Transcribe exactly the lines from the one containing "Give me the matplotlib source for this chart." through the one containing "hidden_t = [10.9]", both included, and leave out any pictures.

-------- INFORMATION GIVEN --------

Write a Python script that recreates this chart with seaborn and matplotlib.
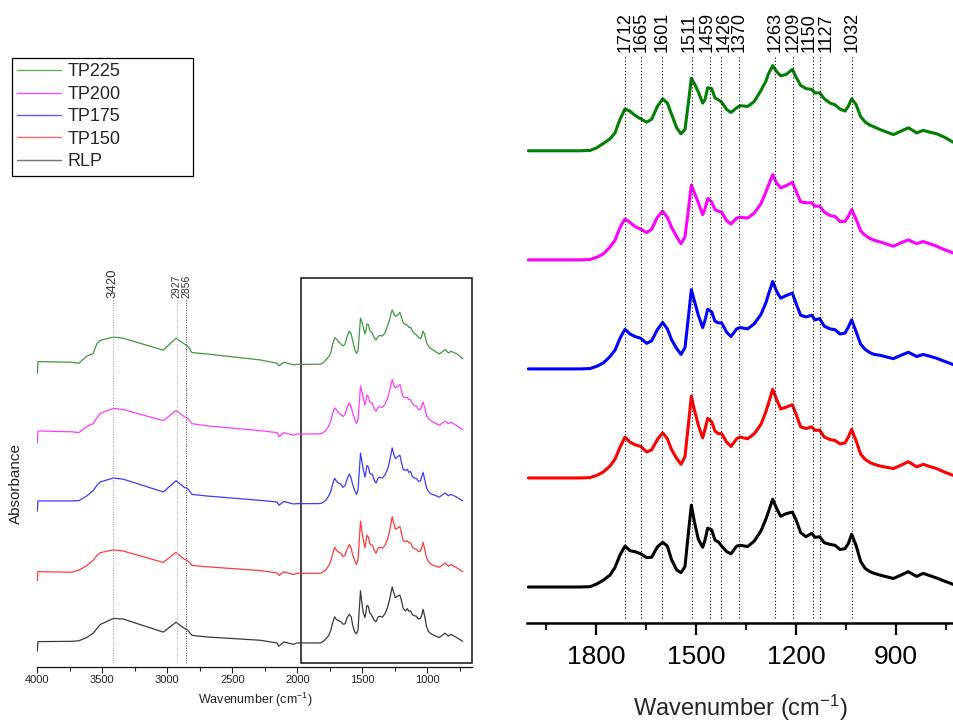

--------
-------- INFORMATION GIVEN --------

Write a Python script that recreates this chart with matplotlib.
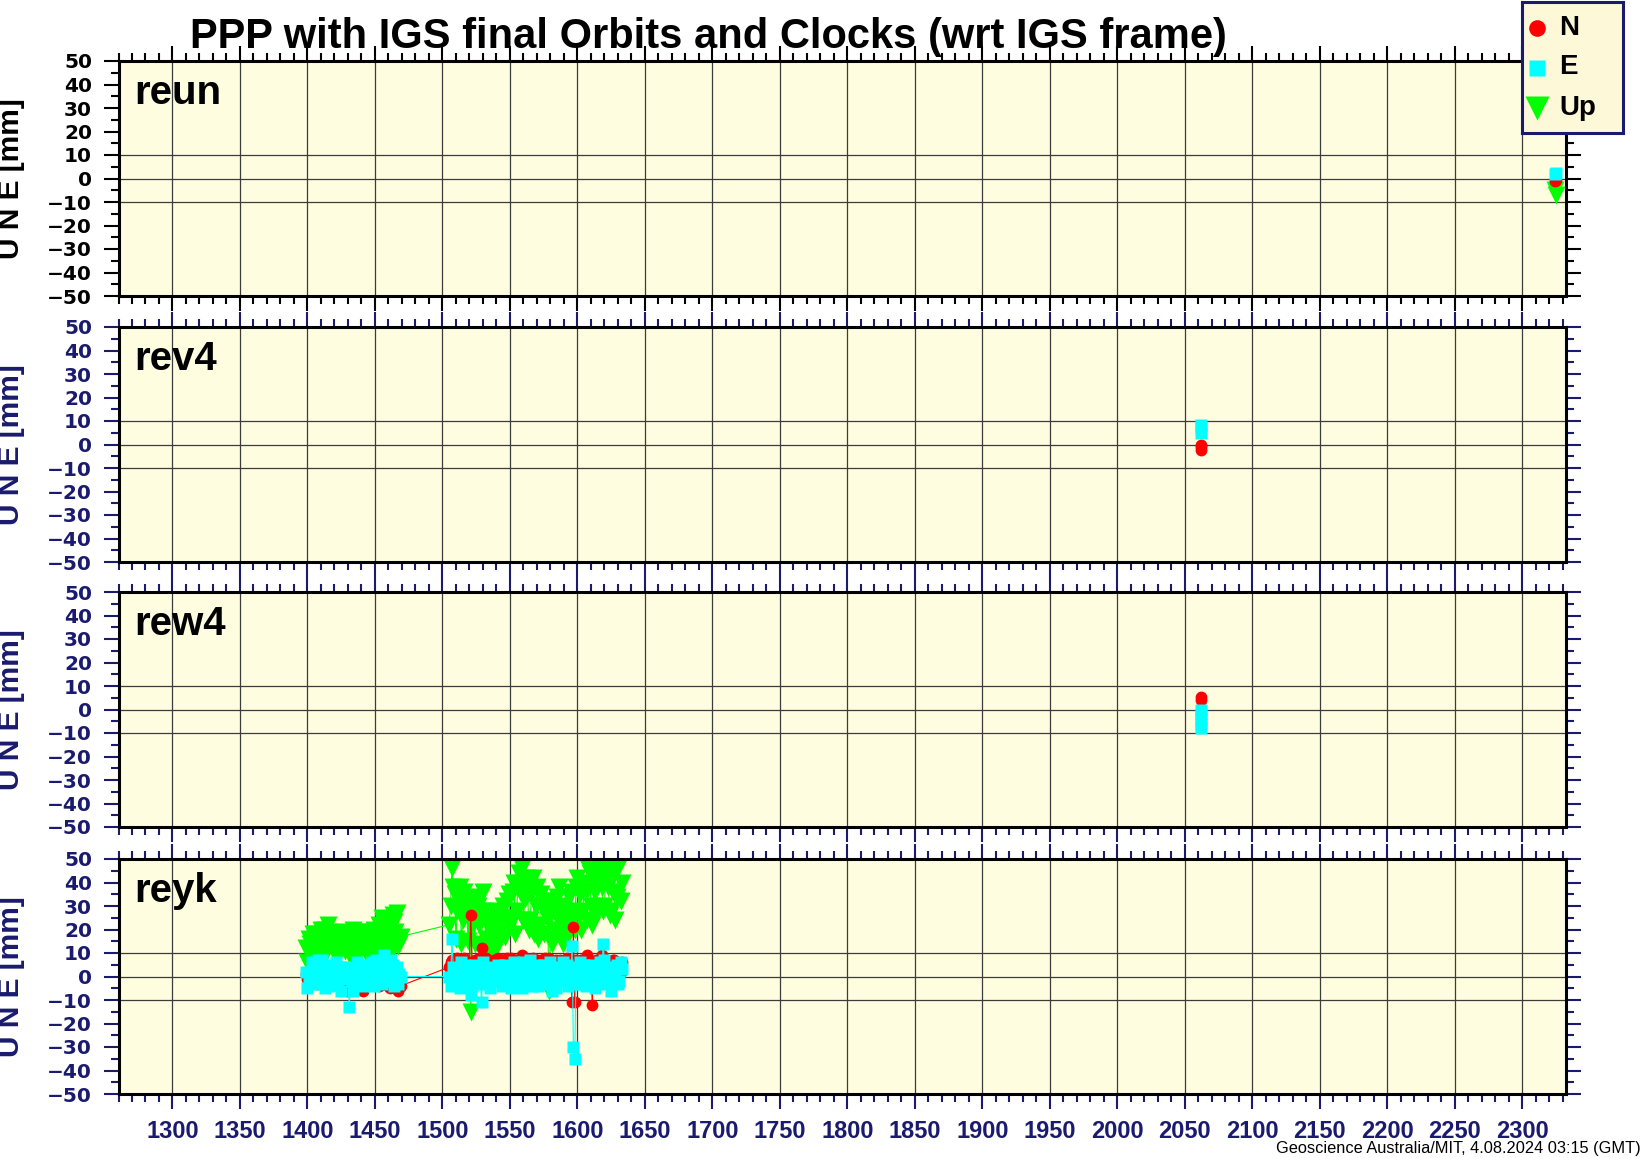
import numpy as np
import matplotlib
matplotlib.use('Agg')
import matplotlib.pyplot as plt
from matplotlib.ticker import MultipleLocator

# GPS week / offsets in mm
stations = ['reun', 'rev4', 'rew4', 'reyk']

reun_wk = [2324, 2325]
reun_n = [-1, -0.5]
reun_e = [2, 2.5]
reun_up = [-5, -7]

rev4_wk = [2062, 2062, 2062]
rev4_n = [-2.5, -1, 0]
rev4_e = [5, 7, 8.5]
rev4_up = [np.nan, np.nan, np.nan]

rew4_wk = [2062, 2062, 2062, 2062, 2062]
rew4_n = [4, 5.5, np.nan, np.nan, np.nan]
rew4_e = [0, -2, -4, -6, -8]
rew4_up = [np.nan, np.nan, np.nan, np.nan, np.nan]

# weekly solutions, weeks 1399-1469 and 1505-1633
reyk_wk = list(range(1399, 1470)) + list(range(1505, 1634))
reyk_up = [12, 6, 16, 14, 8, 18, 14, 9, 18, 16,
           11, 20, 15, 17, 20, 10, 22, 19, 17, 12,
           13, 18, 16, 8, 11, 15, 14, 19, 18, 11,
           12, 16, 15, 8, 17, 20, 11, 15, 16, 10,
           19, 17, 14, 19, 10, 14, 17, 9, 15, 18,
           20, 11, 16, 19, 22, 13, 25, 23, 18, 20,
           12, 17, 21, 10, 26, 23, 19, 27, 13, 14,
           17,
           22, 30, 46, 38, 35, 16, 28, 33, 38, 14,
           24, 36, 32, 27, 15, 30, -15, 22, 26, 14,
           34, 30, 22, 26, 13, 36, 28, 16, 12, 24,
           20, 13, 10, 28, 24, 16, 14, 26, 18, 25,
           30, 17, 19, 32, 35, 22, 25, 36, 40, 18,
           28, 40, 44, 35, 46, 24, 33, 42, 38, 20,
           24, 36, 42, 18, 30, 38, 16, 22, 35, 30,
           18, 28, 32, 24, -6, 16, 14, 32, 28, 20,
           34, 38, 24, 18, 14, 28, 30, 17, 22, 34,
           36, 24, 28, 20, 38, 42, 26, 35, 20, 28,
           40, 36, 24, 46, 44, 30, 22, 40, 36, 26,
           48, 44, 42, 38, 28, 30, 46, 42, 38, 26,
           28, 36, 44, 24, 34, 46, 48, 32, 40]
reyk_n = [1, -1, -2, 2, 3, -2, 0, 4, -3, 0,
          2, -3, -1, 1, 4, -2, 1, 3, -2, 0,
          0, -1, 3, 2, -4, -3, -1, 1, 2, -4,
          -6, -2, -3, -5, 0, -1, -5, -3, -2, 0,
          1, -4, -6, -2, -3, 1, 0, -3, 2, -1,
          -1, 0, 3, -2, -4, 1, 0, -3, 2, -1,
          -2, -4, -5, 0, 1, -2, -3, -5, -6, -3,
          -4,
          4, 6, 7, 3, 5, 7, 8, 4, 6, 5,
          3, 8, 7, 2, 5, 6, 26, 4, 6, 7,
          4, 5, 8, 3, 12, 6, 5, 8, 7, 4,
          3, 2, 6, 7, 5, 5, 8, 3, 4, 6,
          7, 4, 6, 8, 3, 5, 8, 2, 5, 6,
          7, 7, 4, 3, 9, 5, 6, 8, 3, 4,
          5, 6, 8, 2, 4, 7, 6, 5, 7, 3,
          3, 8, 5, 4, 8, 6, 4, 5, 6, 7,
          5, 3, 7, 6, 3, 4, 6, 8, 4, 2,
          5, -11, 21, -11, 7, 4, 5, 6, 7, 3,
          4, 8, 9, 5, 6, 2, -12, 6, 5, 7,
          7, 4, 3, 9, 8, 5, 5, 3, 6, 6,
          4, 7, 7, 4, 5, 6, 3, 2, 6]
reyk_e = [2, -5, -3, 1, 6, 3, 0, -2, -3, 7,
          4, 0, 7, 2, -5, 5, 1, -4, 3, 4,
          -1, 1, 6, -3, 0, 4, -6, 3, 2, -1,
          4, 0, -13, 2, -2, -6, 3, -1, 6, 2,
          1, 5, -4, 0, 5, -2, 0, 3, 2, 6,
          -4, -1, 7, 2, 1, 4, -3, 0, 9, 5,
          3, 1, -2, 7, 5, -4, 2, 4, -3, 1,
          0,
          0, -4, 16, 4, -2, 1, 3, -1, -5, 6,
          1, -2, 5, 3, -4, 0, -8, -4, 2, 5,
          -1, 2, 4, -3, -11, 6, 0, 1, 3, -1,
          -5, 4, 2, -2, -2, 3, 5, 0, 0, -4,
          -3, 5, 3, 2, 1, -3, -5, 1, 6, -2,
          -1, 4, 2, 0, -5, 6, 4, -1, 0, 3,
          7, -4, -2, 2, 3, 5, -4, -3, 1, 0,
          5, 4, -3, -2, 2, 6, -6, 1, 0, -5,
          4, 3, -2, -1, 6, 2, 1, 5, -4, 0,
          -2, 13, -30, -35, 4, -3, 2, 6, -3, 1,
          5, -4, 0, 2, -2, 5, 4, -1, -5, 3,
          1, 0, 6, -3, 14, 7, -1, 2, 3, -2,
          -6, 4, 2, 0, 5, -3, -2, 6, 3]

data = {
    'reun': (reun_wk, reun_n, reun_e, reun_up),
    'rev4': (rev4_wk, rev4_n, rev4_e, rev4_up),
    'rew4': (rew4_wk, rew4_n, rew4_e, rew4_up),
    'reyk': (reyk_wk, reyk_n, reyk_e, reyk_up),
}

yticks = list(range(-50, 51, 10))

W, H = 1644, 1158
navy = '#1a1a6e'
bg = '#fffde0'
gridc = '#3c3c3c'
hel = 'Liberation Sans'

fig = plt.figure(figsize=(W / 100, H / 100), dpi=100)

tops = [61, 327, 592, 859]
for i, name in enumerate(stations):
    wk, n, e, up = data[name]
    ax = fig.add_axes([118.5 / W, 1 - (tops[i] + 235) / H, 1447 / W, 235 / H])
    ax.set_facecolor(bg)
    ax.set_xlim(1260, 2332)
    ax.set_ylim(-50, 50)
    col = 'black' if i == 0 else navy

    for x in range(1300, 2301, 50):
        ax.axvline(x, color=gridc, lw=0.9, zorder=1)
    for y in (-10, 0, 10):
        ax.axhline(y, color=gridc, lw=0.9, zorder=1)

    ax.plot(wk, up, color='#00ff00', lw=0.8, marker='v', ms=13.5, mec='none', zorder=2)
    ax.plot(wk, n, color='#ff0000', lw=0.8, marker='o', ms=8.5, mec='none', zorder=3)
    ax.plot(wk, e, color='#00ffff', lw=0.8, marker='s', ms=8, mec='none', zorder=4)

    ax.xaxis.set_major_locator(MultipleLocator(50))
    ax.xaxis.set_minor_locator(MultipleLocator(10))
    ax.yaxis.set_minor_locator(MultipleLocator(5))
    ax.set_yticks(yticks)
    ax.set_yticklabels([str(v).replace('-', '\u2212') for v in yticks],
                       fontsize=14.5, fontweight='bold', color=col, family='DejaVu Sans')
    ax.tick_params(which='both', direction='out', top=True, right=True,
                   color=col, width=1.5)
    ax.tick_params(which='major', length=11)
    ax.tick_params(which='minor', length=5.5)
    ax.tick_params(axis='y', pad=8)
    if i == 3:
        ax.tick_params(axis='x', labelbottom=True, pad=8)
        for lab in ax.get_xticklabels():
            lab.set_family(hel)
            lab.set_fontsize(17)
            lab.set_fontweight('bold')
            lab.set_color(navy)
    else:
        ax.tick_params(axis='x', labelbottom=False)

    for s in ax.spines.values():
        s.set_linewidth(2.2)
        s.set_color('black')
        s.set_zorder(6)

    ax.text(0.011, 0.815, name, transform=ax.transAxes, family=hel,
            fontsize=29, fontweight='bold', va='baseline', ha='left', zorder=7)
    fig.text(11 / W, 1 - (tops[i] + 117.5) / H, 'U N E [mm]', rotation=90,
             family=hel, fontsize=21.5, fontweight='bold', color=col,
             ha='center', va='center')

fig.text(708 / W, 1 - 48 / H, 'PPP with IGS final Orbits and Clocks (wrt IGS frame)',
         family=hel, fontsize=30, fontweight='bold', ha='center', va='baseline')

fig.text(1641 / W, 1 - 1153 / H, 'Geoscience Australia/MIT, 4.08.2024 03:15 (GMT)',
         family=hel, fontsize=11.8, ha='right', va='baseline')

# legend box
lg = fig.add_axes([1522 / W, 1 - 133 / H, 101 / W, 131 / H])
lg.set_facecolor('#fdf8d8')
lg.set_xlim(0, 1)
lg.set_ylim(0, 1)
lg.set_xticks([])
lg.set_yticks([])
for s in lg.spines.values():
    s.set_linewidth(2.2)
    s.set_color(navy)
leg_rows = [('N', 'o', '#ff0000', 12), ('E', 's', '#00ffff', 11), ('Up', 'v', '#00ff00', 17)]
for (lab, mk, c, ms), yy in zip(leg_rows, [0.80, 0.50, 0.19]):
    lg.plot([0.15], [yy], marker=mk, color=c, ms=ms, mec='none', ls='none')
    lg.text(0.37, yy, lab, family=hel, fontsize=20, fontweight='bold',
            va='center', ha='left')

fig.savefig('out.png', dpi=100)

--------
-------- INFORMATION GIVEN --------

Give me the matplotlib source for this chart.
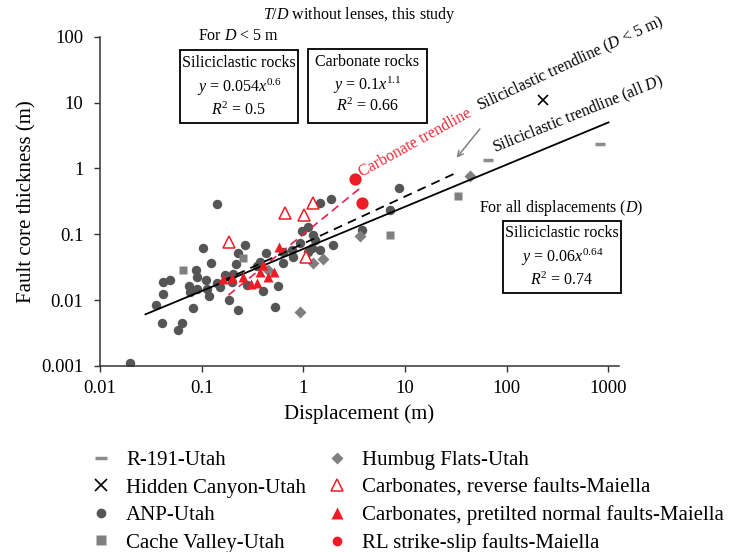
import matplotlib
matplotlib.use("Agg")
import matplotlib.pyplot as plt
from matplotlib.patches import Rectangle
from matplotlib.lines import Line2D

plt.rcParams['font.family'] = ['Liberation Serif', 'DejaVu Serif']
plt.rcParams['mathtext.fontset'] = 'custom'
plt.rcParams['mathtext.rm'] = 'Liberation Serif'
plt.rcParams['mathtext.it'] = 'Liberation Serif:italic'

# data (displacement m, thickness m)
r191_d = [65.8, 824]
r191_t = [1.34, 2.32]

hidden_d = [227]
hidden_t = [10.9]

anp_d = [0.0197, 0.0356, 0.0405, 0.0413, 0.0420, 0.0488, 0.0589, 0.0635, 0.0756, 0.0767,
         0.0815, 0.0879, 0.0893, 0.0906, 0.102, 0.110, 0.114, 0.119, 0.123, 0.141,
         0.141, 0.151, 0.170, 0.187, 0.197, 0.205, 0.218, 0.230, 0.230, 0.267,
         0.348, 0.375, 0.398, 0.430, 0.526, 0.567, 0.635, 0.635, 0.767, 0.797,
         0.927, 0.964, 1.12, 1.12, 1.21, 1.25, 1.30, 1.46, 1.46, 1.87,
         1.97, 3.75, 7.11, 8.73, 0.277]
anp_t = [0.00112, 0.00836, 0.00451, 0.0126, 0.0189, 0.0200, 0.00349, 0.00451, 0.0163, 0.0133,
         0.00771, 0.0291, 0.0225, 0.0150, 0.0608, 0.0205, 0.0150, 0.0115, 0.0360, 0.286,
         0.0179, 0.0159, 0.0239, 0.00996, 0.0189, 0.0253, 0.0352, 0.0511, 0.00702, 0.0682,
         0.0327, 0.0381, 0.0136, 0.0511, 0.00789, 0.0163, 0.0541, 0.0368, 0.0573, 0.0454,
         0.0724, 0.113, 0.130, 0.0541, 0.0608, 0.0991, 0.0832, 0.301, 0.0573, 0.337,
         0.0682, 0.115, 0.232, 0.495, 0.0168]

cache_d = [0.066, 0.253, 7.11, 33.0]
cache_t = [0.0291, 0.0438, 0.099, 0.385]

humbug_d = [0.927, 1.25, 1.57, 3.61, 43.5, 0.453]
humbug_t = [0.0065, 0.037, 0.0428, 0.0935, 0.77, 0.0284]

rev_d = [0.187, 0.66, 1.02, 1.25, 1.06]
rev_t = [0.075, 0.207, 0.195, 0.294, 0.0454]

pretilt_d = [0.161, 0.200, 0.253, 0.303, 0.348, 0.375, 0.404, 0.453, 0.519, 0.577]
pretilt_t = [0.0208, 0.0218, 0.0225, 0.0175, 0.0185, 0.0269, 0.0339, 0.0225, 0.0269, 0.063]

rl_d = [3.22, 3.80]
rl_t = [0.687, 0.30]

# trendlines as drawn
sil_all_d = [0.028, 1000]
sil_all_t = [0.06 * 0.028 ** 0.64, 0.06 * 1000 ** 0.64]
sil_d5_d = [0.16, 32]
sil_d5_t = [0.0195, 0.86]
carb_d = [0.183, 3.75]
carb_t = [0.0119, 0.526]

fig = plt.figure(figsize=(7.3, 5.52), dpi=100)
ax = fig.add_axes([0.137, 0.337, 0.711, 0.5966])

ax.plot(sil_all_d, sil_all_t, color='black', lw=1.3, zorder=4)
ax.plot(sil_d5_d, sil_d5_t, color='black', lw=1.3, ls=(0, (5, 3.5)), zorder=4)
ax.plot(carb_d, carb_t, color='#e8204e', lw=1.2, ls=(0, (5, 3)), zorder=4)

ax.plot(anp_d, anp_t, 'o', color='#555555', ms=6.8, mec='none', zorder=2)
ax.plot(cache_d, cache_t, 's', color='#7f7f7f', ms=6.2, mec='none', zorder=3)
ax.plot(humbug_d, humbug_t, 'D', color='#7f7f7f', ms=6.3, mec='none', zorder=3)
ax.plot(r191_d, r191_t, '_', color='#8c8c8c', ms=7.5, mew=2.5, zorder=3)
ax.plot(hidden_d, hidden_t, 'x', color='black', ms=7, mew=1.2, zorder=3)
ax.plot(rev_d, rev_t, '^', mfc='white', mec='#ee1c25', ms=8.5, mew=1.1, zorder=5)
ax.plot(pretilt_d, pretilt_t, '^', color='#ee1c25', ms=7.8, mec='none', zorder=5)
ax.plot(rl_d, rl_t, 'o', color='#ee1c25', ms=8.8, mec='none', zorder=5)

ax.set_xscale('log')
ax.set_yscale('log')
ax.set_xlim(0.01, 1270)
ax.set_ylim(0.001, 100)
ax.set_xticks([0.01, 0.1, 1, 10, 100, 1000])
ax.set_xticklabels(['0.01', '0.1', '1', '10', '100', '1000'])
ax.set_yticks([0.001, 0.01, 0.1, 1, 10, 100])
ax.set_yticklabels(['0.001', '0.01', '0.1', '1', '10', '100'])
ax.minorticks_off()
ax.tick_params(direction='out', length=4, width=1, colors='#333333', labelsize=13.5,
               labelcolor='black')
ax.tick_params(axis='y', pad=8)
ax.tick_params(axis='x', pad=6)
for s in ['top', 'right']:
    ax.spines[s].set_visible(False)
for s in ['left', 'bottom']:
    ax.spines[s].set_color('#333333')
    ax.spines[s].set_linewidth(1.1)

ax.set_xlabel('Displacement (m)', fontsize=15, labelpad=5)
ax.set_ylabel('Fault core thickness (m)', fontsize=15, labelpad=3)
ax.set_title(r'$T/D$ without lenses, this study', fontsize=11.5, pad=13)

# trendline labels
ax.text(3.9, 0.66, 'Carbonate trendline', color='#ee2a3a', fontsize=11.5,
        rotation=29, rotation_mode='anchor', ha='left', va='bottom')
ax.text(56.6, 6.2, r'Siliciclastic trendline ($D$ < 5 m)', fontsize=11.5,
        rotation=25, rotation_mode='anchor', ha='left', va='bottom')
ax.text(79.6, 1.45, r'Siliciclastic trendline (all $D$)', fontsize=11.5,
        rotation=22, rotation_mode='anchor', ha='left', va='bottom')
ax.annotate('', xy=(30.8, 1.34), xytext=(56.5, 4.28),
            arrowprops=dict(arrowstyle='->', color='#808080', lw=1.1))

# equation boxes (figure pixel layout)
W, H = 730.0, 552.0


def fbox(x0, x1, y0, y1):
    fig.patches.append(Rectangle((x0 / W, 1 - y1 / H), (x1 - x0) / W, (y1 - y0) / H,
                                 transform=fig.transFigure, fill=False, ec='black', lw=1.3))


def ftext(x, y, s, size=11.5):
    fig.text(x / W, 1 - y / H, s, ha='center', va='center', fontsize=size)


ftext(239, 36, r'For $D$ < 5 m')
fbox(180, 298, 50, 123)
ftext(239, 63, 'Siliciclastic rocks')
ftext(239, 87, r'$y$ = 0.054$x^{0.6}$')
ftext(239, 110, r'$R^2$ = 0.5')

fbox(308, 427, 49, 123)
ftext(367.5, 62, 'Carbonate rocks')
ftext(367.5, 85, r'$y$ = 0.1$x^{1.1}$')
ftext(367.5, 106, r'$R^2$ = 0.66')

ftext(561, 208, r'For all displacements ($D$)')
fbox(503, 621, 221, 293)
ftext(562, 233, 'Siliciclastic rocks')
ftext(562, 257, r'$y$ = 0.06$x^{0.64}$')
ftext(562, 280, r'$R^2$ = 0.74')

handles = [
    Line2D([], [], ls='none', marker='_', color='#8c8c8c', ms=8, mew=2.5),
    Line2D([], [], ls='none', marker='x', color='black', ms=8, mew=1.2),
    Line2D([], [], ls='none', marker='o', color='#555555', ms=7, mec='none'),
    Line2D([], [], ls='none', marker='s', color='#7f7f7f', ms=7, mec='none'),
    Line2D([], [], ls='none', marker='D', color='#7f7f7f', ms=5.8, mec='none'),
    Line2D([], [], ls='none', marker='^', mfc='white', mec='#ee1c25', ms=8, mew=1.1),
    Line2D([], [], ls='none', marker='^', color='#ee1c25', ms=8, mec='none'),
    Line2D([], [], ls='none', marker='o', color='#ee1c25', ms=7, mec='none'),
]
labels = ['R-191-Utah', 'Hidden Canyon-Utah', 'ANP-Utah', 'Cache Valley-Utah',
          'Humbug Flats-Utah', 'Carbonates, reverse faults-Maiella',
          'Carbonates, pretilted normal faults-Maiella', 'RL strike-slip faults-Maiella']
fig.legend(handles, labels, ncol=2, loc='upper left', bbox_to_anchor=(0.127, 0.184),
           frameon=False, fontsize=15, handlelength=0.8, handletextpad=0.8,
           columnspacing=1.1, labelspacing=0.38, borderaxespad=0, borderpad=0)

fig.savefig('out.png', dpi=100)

--------

**FULL RESPONSE:**
Give me the matplotlib source for this chart.
import matplotlib
matplotlib.use("Agg")
import matplotlib.pyplot as plt
from matplotlib.patches import Rectangle
from matplotlib.lines import Line2D

plt.rcParams['font.family'] = ['Liberation Serif', 'DejaVu Serif']
plt.rcParams['mathtext.fontset'] = 'custom'
plt.rcParams['mathtext.rm'] = 'Liberation Serif'
plt.rcParams['mathtext.it'] = 'Liberation Serif:italic'

# data (displacement m, thickness m)
r191_d = [65.8, 824]
r191_t = [1.34, 2.32]

hidden_d = [227]
hidden_t = [10.9]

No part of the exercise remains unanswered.